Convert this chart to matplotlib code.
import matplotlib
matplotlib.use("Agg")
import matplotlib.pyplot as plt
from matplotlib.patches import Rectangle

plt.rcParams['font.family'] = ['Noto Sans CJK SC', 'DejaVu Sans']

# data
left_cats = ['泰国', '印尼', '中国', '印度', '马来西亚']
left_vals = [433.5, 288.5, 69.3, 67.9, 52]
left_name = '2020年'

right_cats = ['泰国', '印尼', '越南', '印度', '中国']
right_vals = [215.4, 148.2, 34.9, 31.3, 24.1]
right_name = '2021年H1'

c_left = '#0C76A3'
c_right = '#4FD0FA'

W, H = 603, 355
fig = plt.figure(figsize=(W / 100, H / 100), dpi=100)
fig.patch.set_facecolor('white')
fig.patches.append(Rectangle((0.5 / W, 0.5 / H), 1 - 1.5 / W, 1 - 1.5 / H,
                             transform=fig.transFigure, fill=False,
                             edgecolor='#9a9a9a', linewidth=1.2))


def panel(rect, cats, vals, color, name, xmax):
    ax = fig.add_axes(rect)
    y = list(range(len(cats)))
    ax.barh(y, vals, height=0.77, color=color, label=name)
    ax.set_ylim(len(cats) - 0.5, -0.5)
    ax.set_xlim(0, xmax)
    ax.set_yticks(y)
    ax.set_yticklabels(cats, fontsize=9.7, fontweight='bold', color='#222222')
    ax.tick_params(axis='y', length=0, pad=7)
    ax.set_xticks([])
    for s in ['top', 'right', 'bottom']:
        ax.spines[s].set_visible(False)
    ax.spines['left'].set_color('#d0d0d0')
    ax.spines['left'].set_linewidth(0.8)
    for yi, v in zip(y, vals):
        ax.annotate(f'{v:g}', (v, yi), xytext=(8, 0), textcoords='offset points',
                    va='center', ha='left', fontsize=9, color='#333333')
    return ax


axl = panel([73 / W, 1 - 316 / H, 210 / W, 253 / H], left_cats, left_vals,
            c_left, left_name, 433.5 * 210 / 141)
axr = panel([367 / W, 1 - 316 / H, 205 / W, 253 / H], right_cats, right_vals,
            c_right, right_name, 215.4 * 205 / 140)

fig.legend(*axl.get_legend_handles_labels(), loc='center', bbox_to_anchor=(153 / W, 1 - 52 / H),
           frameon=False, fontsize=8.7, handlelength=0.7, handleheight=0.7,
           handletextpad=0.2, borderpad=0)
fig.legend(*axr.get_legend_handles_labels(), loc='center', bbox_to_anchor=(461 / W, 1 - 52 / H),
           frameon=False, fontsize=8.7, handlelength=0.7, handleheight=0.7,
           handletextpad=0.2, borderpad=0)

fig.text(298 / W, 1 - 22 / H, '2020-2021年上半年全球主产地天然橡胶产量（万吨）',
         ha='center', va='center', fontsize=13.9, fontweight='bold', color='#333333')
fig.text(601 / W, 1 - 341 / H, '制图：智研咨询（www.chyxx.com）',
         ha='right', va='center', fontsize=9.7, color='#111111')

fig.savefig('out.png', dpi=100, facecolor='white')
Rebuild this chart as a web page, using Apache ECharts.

###

*STATED EXERCISE:* Take the data above and return it exactly.

*EXERCISE RESPONSE:*
Convert this chart to matplotlib code.
import matplotlib
matplotlib.use("Agg")
import matplotlib.pyplot as plt
from matplotlib.patches import Rectangle

plt.rcParams['font.family'] = ['Noto Sans CJK SC', 'DejaVu Sans']

# data
left_cats = ['泰国', '印尼', '中国', '印度', '马来西亚']
left_vals = [433.5, 288.5, 69.3, 67.9, 52]
left_name = '2020年'

right_cats = ['泰国', '印尼', '越南', '印度', '中国']
right_vals = [215.4, 148.2, 34.9, 31.3, 24.1]
right_name = '2021年H1'

c_left = '#0C76A3'
c_right = '#4FD0FA'

W, H = 603, 355
fig = plt.figure(figsize=(W / 100, H / 100), dpi=100)
fig.patch.set_facecolor('white')
fig.patches.append(Rectangle((0.5 / W, 0.5 / H), 1 - 1.5 / W, 1 - 1.5 / H,
                             transform=fig.transFigure, fill=False,
                             edgecolor='#9a9a9a', linewidth=1.2))


def panel(rect, cats, vals, color, name, xmax):
    ax = fig.add_axes(rect)
    y = list(range(len(cats)))
    ax.barh(y, vals, height=0.77, color=color, label=name)
    ax.set_ylim(len(cats) - 0.5, -0.5)
    ax.set_xlim(0, xmax)
    ax.set_yticks(y)
    ax.set_yticklabels(cats, fontsize=9.7, fontweight='bold', color='#222222')
    ax.tick_params(axis='y', length=0, pad=7)
    ax.set_xticks([])
    for s in ['top', 'right', 'bottom']:
        ax.spines[s].set_visible(False)
    ax.spines['left'].set_color('#d0d0d0')
    ax.spines['left'].set_linewidth(0.8)
    for yi, v in zip(y, vals):
        ax.annotate(f'{v:g}', (v, yi), xytext=(8, 0), textcoords='offset points',
                    va='center', ha='left', fontsize=9, color='#333333')
    return ax


axl = panel([73 / W, 1 - 316 / H, 210 / W, 253 / H], left_cats, left_vals,
            c_left, left_name, 433.5 * 210 / 141)
axr = panel([367 / W, 1 - 316 / H, 205 / W, 253 / H], right_cats, right_vals,
            c_right, right_name, 215.4 * 205 / 140)

fig.legend(*axl.get_legend_handles_labels(), loc='center', bbox_to_anchor=(153 / W, 1 - 52 / H),
           frameon=False, fontsize=8.7, handlelength=0.7, handleheight=0.7,
           handletextpad=0.2, borderpad=0)
fig.legend(*axr.get_legend_handles_labels(), loc='center', bbox_to_anchor=(461 / W, 1 - 52 / H),
           frameon=False, fontsize=8.7, handlelength=0.7, handleheight=0.7,
           handletextpad=0.2, borderpad=0)

fig.text(298 / W, 1 - 22 / H, '2020-2021年上半年全球主产地天然橡胶产量（万吨）',
         ha='center', va='center', fontsize=13.9, fontweight='bold', color='#333333')
fig.text(601 / W, 1 - 341 / H, '制图：智研咨询（www.chyxx.com）',
         ha='right', va='center', fontsize=9.7, color='#111111')

fig.savefig('out.png', dpi=100, facecolor='white')
Rebuild this chart as a web page, using Apache ECharts.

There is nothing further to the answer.